Whether or not this is a desirable thing depends on your goals. From the perspective of the Ethereum community, which is heavily invested in the DAO, it makes a lot of sense. Even if this vulnerability causes you to write off the DAO as a failed experiment, it makes sense to recover some of your lost value before you exit.

However, for my goals, this causes me to write off Ethereum as a cryptocurrency I will never, ever use. It's breaking the fundamental benefits of the cryptocurrency to fix the problems of one group. And further, if this is possible for Ethereum, it makes me think that a 51% attack is more plausible for other cryptocurrencies. This worries me. I'd like to see more research put into defending against 51% attacks.

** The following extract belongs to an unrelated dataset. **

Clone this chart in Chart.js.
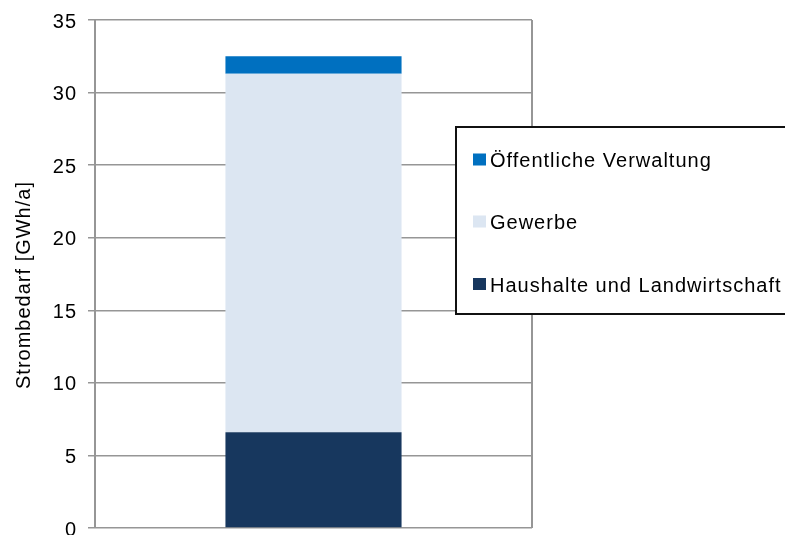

> On August 15 2010, it was discovered that block 74638 contained a transaction that created over 184 billion bitcoins for two different addresses. This was possible because the code used for checking transactions before including them in a block didn't account for the case of outputs so large that they overflowed when summed. A new version was published within a few hours of the discovery. The block chain had to be forked. Although many unpatched nodes continued to build on the "bad" block chain, the "good" block chain overtook it at a block height of 74691. The bad transaction no longer exists for people using the longest chain.

https://en.bitcoin.it/wiki/Common_Vulnerabilities_and_Exposu...


While this does demonstrate a 51% attack, I think there's a key difference here. With the 2010 Bitcoin fork, the problem was a bug in the core infrastructure which was broken. The 51% attack broke the core infrastructure, but that core infrastructure was already broken. In that case it was a matter of choosing which way the core infrastructure breaks.

In the current Ethereum situation, the core Ethereum infrastructure isn't broken. The problem is with the contracts in the DAO. So creating an intentional fork is breaking the core infrastructure--which isn't broken--to fix the problem of a single majority stakeholder.

I don't mean to indicate the Bitcoin fork wasn't a problem--the fact that bugs can break core infrastructure also concerns me. But it's a very different problem from the one the DAO is creating here.